Christie apparently intends to join Jones once again in Green Bay this weekend when the Cowboys face the Packers in the next round of the NFL playoffs. Neither Christie nor Jones have commented on whether Jones will once again pay for a private jet to transport Christie from New Jersey to Green Bay for that game.

News that Christie has accepted a substantial gift from Jones, whose Dallas Cowboys are considered the most valuable franchise in the highly profitable NFL, raises potential political problems for Christie. While he may be able to avoid legal jeopardy due to his acceptance of the gifts, the political perceptions of conflict of interest could prove to be very damaging to his presidential aspirations.

In 2014, for instance, the state of New Jersey provided the NFL with $17 million of tax incentives to lure the Super Bowl to MetLife Stadium in East Rutherford, New Jersey.

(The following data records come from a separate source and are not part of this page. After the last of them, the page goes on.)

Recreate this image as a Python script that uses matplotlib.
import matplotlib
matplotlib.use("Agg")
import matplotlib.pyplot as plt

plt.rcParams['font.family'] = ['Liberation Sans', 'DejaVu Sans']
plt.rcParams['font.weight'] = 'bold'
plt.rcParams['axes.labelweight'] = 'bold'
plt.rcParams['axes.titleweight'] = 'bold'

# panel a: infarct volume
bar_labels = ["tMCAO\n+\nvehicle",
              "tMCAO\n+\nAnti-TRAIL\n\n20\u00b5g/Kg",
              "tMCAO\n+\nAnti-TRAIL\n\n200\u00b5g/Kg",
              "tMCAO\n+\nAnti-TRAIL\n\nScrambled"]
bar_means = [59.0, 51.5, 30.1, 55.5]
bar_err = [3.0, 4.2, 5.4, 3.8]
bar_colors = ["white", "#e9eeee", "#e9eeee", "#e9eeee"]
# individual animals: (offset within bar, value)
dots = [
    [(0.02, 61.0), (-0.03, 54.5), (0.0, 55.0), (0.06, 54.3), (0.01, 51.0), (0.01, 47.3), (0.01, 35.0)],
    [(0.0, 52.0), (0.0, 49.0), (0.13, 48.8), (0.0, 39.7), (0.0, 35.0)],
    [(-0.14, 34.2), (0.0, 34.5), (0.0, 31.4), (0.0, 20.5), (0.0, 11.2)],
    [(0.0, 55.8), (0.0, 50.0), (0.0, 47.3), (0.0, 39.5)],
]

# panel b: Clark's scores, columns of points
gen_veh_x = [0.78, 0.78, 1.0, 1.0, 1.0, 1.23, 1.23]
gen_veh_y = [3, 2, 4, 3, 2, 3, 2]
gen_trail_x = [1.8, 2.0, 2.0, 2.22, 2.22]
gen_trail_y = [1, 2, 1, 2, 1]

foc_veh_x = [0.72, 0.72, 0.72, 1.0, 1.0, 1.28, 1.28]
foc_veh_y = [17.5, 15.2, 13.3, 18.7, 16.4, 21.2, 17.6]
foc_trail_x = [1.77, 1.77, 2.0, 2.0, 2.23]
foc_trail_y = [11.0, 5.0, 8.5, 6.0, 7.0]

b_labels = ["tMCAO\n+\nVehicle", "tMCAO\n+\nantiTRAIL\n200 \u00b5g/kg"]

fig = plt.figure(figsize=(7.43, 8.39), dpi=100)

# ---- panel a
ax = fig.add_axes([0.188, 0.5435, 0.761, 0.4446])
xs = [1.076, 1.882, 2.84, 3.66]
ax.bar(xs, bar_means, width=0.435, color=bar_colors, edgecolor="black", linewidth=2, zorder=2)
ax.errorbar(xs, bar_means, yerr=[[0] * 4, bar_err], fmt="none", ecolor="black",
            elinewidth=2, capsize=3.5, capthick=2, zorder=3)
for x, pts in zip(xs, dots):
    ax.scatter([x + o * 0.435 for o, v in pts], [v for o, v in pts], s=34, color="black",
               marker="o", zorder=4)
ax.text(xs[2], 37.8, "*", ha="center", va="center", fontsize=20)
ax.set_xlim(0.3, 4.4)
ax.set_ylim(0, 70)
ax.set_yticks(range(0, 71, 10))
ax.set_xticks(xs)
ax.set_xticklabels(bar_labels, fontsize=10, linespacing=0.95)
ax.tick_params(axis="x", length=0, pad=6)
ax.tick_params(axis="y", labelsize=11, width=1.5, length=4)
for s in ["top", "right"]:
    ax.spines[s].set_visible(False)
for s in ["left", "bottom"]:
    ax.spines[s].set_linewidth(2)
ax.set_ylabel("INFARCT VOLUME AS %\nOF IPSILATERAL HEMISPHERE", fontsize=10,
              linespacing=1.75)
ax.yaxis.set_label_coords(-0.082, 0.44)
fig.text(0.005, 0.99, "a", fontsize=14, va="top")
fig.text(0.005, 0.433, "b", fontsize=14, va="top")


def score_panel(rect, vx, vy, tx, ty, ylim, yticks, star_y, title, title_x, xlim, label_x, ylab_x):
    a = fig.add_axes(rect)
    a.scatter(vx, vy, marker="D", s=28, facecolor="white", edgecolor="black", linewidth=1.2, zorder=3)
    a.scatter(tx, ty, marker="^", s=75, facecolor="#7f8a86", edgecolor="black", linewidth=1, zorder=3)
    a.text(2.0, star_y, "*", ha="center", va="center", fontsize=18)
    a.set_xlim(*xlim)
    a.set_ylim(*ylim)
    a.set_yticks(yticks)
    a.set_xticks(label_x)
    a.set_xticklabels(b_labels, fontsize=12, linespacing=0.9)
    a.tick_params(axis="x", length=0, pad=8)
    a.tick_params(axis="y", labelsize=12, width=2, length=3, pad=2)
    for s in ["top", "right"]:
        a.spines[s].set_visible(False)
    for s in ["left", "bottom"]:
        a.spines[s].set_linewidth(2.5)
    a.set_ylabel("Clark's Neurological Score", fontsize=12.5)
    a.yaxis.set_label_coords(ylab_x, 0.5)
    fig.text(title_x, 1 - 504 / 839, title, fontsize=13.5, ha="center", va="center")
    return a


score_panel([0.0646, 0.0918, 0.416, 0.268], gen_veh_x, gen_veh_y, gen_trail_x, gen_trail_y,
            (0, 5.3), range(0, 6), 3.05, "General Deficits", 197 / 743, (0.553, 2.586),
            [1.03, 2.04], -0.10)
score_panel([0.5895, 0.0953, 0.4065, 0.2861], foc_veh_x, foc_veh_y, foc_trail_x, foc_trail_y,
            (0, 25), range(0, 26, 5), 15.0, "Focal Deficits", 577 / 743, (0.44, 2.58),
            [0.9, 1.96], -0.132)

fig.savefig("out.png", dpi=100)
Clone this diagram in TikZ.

Indeed, the NFL as a whole and most of the league’s 32 individual franchises benefit from federal, state, and local tax subsidies. Most newly constructed stadiums over the past two decades, for instance, have obtained substantial state and local tax benefits.

And the league itself benefits from its standing as a federally tax-exempt non-profit.

The appearance of conflict of interest arising from his acceptance of these gifts from the highest profile owner of an NFL franchise, however, does not seem to bother Governor Christie in the least.

It may, however, prove bothersome to Republican primary voters in 2016.